__DO THIS__
Quote the listing below in full and exactly as written, but omit every picture.

__RECORDED INFORMATION__
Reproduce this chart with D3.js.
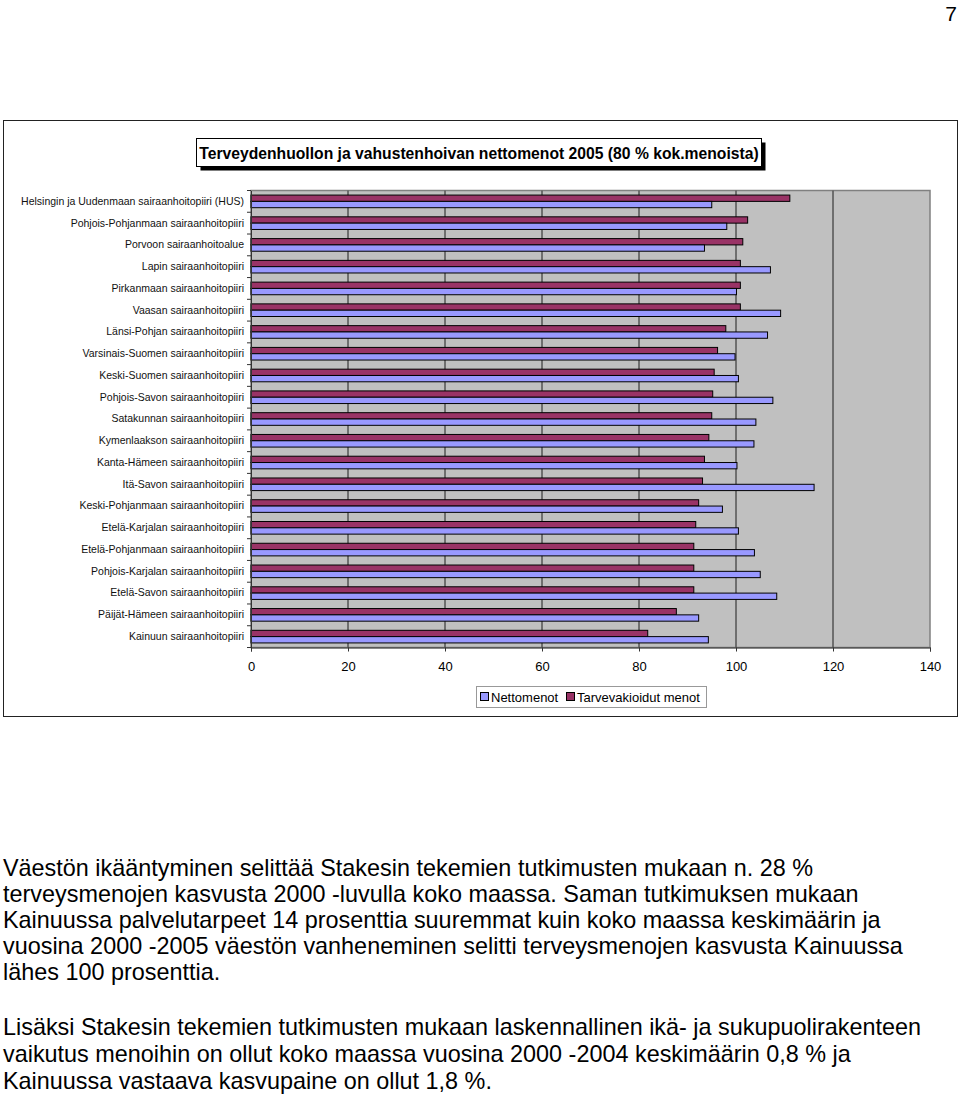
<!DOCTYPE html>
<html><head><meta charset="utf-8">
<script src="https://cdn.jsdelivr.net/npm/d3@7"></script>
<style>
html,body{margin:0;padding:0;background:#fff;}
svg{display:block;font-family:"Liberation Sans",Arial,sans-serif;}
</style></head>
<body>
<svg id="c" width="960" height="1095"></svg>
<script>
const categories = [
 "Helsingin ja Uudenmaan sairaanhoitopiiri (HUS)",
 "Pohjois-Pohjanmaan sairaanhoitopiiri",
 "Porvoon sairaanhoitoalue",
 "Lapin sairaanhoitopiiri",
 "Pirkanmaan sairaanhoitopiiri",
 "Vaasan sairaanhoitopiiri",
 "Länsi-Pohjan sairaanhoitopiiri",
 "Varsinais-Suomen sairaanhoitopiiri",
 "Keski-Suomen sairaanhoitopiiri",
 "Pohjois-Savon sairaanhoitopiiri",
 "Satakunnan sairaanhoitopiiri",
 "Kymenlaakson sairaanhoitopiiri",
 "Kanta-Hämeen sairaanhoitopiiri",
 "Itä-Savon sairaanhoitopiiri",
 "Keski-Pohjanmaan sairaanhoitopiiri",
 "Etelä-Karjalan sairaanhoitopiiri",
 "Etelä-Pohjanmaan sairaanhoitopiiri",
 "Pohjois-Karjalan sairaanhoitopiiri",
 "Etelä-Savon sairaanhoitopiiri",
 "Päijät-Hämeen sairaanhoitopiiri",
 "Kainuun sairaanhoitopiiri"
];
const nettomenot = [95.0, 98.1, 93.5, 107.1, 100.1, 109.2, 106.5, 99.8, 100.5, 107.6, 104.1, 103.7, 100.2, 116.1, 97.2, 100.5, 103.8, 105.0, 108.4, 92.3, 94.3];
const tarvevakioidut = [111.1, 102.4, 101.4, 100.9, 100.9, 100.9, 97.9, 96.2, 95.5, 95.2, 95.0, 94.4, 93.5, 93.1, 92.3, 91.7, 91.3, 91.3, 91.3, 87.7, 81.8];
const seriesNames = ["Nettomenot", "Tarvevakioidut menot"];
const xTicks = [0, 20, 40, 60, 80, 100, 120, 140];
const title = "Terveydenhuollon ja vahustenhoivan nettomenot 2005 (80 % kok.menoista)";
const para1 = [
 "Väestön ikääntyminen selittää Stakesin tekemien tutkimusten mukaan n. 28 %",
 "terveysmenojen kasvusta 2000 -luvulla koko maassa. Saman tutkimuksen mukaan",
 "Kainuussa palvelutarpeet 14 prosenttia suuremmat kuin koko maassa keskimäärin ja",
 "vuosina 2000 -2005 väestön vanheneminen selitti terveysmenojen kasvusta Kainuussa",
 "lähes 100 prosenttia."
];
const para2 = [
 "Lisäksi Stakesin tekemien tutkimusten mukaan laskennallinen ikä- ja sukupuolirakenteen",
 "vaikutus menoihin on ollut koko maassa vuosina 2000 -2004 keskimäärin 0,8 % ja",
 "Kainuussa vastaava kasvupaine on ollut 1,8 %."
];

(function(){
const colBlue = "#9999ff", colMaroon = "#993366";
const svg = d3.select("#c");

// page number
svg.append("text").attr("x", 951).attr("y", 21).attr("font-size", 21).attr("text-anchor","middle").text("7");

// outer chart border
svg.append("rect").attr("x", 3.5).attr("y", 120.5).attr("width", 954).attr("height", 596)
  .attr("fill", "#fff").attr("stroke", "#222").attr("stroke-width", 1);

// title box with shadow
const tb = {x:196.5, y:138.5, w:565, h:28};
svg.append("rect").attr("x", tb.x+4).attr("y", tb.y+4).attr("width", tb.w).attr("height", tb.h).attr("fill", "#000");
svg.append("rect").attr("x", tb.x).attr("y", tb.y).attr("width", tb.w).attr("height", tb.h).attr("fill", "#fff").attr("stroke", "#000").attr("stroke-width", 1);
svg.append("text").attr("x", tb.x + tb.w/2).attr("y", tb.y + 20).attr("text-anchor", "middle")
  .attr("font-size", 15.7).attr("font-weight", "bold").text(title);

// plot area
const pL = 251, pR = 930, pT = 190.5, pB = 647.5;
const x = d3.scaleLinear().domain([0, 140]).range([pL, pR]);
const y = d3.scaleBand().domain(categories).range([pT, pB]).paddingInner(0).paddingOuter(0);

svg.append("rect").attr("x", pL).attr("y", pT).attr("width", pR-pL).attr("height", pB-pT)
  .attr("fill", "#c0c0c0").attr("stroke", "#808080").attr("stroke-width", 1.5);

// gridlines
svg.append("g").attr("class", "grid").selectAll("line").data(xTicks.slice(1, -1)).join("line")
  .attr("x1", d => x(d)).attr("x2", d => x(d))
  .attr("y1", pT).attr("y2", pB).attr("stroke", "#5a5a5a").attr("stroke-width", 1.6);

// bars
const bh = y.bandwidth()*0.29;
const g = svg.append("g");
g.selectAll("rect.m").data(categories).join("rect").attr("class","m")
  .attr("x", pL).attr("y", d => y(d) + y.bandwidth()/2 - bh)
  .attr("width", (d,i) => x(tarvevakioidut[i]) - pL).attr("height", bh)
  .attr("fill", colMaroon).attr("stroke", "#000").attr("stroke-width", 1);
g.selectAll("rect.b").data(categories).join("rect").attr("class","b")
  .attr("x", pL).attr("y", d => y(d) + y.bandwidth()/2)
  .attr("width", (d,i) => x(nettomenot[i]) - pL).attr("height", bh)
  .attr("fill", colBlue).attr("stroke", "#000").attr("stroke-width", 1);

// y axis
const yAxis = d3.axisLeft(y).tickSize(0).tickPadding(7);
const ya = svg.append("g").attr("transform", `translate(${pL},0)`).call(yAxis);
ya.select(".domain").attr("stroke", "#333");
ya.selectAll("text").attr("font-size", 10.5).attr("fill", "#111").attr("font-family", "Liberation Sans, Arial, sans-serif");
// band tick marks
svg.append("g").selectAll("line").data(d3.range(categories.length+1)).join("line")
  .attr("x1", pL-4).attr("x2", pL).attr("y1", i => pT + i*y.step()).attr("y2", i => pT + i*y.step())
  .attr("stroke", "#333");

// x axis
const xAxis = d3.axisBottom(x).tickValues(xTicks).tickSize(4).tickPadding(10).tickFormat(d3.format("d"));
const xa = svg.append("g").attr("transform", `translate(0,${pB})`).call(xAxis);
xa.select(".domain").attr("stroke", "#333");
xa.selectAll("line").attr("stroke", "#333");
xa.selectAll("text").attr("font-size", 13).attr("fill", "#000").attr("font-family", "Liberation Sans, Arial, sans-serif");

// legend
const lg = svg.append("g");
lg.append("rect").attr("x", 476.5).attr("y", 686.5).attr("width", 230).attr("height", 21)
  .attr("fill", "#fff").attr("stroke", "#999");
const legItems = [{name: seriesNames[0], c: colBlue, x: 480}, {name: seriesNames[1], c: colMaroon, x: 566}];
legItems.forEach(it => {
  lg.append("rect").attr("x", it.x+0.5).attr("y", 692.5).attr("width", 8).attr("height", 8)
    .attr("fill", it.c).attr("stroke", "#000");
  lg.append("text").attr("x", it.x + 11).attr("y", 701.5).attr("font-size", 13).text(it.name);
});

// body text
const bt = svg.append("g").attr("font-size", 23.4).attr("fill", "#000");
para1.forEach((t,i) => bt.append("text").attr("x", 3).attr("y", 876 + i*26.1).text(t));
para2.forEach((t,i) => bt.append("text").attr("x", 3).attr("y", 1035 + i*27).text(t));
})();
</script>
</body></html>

__ANSWER__
Reproduce this chart with D3.js.
<!DOCTYPE html>
<html><head><meta charset="utf-8">
<script src="https://cdn.jsdelivr.net/npm/d3@7"></script>
<style>
html,body{margin:0;padding:0;background:#fff;}
svg{display:block;font-family:"Liberation Sans",Arial,sans-serif;}
</style></head>
<body>
<svg id="c" width="960" height="1095"></svg>
<script>
const categories = [
 "Helsingin ja Uudenmaan sairaanhoitopiiri (HUS)",
 "Pohjois-Pohjanmaan sairaanhoitopiiri",
 "Porvoon sairaanhoitoalue",
 "Lapin sairaanhoitopiiri",
 "Pirkanmaan sairaanhoitopiiri",
 "Vaasan sairaanhoitopiiri",
 "Länsi-Pohjan sairaanhoitopiiri",
 "Varsinais-Suomen sairaanhoitopiiri",
 "Keski-Suomen sairaanhoitopiiri",
 "Pohjois-Savon sairaanhoitopiiri",
 "Satakunnan sairaanhoitopiiri",
 "Kymenlaakson sairaanhoitopiiri",
 "Kanta-Hämeen sairaanhoitopiiri",
 "Itä-Savon sairaanhoitopiiri",
 "Keski-Pohjanmaan sairaanhoitopiiri",
 "Etelä-Karjalan sairaanhoitopiiri",
 "Etelä-Pohjanmaan sairaanhoitopiiri",
 "Pohjois-Karjalan sairaanhoitopiiri",
 "Etelä-Savon sairaanhoitopiiri",
 "Päijät-Hämeen sairaanhoitopiiri",
 "Kainuun sairaanhoitopiiri"
];
const nettomenot = [95.0, 98.1, 93.5, 107.1, 100.1, 109.2, 106.5, 99.8, 100.5, 107.6, 104.1, 103.7, 100.2, 116.1, 97.2, 100.5, 103.8, 105.0, 108.4, 92.3, 94.3];
const tarvevakioidut = [111.1, 102.4, 101.4, 100.9, 100.9, 100.9, 97.9, 96.2, 95.5, 95.2, 95.0, 94.4, 93.5, 93.1, 92.3, 91.7, 91.3, 91.3, 91.3, 87.7, 81.8];
const seriesNames = ["Nettomenot", "Tarvevakioidut menot"];
const xTicks = [0, 20, 40, 60, 80, 100, 120, 140];
const title = "Terveydenhuollon ja vahustenhoivan nettomenot 2005 (80 % kok.menoista)";
const para1 = [
 "Väestön ikääntyminen selittää Stakesin tekemien tutkimusten mukaan n. 28 %",
 "terveysmenojen kasvusta 2000 -luvulla koko maassa. Saman tutkimuksen mukaan",
 "Kainuussa palvelutarpeet 14 prosenttia suuremmat kuin koko maassa keskimäärin ja",
 "vuosina 2000 -2005 väestön vanheneminen selitti terveysmenojen kasvusta Kainuussa",
 "lähes 100 prosenttia."
];
const para2 = [
 "Lisäksi Stakesin tekemien tutkimusten mukaan laskennallinen ikä- ja sukupuolirakenteen",
 "vaikutus menoihin on ollut koko maassa vuosina 2000 -2004 keskimäärin 0,8 % ja",
 "Kainuussa vastaava kasvupaine on ollut 1,8 %."
];

(function(){
const colBlue = "#9999ff", colMaroon = "#993366";
const svg = d3.select("#c");

// page number
svg.append("text").attr("x", 951).attr("y", 21).attr("font-size", 21).attr("text-anchor","middle").text("7");

// outer chart border
svg.append("rect").attr("x", 3.5).attr("y", 120.5).attr("width", 954).attr("height", 596)
  .attr("fill", "#fff").attr("stroke", "#222").attr("stroke-width", 1);

// title box with shadow
const tb = {x:196.5, y:138.5, w:565, h:28};
svg.append("rect").attr("x", tb.x+4).attr("y", tb.y+4).attr("width", tb.w).attr("height", tb.h).attr("fill", "#000");
svg.append("rect").attr("x", tb.x).attr("y", tb.y).attr("width", tb.w).attr("height", tb.h).attr("fill", "#fff").attr("stroke", "#000").attr("stroke-width", 1);
svg.append("text").attr("x", tb.x + tb.w/2).attr("y", tb.y + 20).attr("text-anchor", "middle")
  .attr("font-size", 15.7).attr("font-weight", "bold").text(title);

// plot area
const pL = 251, pR = 930, pT = 190.5, pB = 647.5;
const x = d3.scaleLinear().domain([0, 140]).range([pL, pR]);
const y = d3.scaleBand().domain(categories).range([pT, pB]).paddingInner(0).paddingOuter(0);

svg.append("rect").attr("x", pL).attr("y", pT).attr("width", pR-pL).attr("height", pB-pT)
  .attr("fill", "#c0c0c0").attr("stroke", "#808080").attr("stroke-width", 1.5);

// gridlines
svg.append("g").attr("class", "grid").selectAll("line").data(xTicks.slice(1, -1)).join("line")
  .attr("x1", d => x(d)).attr("x2", d => x(d))
  .attr("y1", pT).attr("y2", pB).attr("stroke", "#5a5a5a").attr("stroke-width", 1.6);

// bars
const bh = y.bandwidth()*0.29;
const g = svg.append("g");
g.selectAll("rect.m").data(categories).join("rect").attr("class","m")
  .attr("x", pL).attr("y", d => y(d) + y.bandwidth()/2 - bh)
  .attr("width", (d,i) => x(tarvevakioidut[i]) - pL).attr("height", bh)
  .attr("fill", colMaroon).attr("stroke", "#000").attr("stroke-width", 1);
g.selectAll("rect.b").data(categories).join("rect").attr("class","b")
  .attr("x", pL).attr("y", d => y(d) + y.bandwidth()/2)
  .attr("width", (d,i) => x(nettomenot[i]) - pL).attr("height", bh)
  .attr("fill", colBlue).attr("stroke", "#000").attr("stroke-width", 1);

// y axis
const yAxis = d3.axisLeft(y).tickSize(0).tickPadding(7);
const ya = svg.append("g").attr("transform", `translate(${pL},0)`).call(yAxis);
ya.select(".domain").attr("stroke", "#333");
ya.selectAll("text").attr("font-size", 10.5).attr("fill", "#111").attr("font-family", "Liberation Sans, Arial, sans-serif");
// band tick marks
svg.append("g").selectAll("line").data(d3.range(categories.length+1)).join("line")
  .attr("x1", pL-4).attr("x2", pL).attr("y1", i => pT + i*y.step()).attr("y2", i => pT + i*y.step())
  .attr("stroke", "#333");

// x axis
const xAxis = d3.axisBottom(x).tickValues(xTicks).tickSize(4).tickPadding(10).tickFormat(d3.format("d"));
const xa = svg.append("g").attr("transform", `translate(0,${pB})`).call(xAxis);
xa.select(".domain").attr("stroke", "#333");
xa.selectAll("line").attr("stroke", "#333");
xa.selectAll("text").attr("font-size", 13).attr("fill", "#000").attr("font-family", "Liberation Sans, Arial, sans-serif");

// legend
const lg = svg.append("g");
lg.append("rect").attr("x", 476.5).attr("y", 686.5).attr("width", 230).attr("height", 21)
  .attr("fill", "#fff").attr("stroke", "#999");
const legItems = [{name: seriesNames[0], c: colBlue, x: 480}, {name: seriesNames[1], c: colMaroon, x: 566}];
legItems.forEach(it => {
  lg.append("rect").attr("x", it.x+0.5).attr("y", 692.5).attr("width", 8).attr("height", 8)
    .attr("fill", it.c).attr("stroke", "#000");
  lg.append("text").attr("x", it.x + 11).attr("y", 701.5).attr("font-size", 13).text(it.name);
});

// body text
const bt = svg.append("g").attr("font-size", 23.4).attr("fill", "#000");
para1.forEach((t,i) => bt.append("text").attr("x", 3).attr("y", 876 + i*26.1).text(t));
para2.forEach((t,i) => bt.append("text").attr("x", 3).attr("y", 1035 + i*27).text(t));
})();
</script>
</body></html>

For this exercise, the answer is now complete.